England: G Worboys (Bath Rugby/Beechen Cliff); J Browning (Leicester Tigers/Denstone College), L Hillman-Copper (Gloucester Rugby/Cheltenham College), P Cokanasiga (London Irish/St Pauls College), T Roebuck (Sale Sharks/Wirral Grammar); T Curtis (Sale Sharks/Sedbergh School), J Van Poortvliet (Leicester Tigers/Oakham School); H Fry (Gloucester Rugby/Hartpury College), S Riley (Harlequins/St George’s Weybridge), J Boughton (Gloucester Rugby/Hartpury College), G Martin (Leicester Tigers/Brooksby Melton College), A Benson (Gloucester Rugby/Dean Close School), J Gray (Gloucester Rugby/Dean Close School), X Hastings (Bath Rugby/Bishop Wordsworth’s), N Merigan (Bath Rugby/Beechen Cliff School). Subs used: J Stewart (Bath Rugby/Beechen Cliff School), L Green (London Irish/St Paul’s Catholic College), F Baxter (Harlequins/Wellington College), E Richards (Bath Rugby/Millfield School), W Trenholm (Harlequins/Cranleigh School), R Quirke (Sale Sharks/St Ambrose College), O Bailey (Bath Rugby/Beechen Cliff School), J Williams (Wasps/Caterham School)
Scotland: N Sweeney (Loretto); H Patterson (Fettes College), M Currie (Merchiston Castle School), S King (Heriot’s), F Callaghan (Hillhead/Jordanhill); C Scott (George Watson’s College), J Dobie (Merchiston Castle School); B Mace (Stirling County), S Clelland (Ayr), D Gamble (Merchiston Castle School), A Samuel (Madras/St Leonards/Madras Rugby), S Whittaker (Edinburgh Accies), G Brown (Robert Gordon’s College), B Muncaster (Rugby School/Leicester Tigers), E Allan (Preston Lodge/North Berwick HS). Subs used: J Johnstone (Preston Lodge), J Drummond (Marr), C Lamberton (The Royal High School), R Jackson (Kelvinside Academy), J King (Queen Victoria School/Stirling County), H Morris (George Watson’s College), R Tait (Sedbergh School), C I Scott (Preston Lodge), T Jones (Bristol Bears/SGS Filton), A Harley (George Watson’s College), C Furley (Saracens).
England: Tries Van Poortvliet, Curtis, Riley, Roebuck 2, Browning; Cons: Curtis 3.
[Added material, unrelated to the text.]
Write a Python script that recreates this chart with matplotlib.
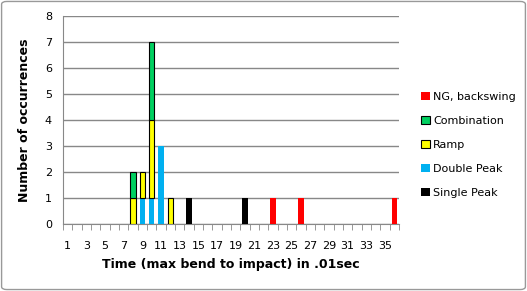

Scotland: Tries: Gamble, Dobie, Currie; Cons: Sweeney 3.
Scoring Sequence (England first): 5-0, 7-0, 7-5, 7-7, 12-7, 14-7, 14-12, 14-14, 19-14, 21-14 (h-t) 26-14, 26-19, 26-21, 31-21, 36-21.
Man-of-the-Match: Of course it was a Scot! There were many candidates in a Scotland side that stood up well against physically stronger and heavier opponents. But key to Scotland stopping England from piling up the tries was the centre combination of Scott King and Matthew Currie. It was the latter who edged the award with a superb solo try.
Talking point: In past seasons there have been some really difficult matches against England at Under-18 level but the battle of Billingham was a much more even contest. Scotland stood up to the kind of power rugby which would have flattened age-grade sides in the past suggesting that the Academy system and a more competitive schools season is achieving results. If a better season can be constructed for club/youth rugby as well, perhaps involving a formal competition involving schools and clubs, then a bigger pool of players might be developed at this level.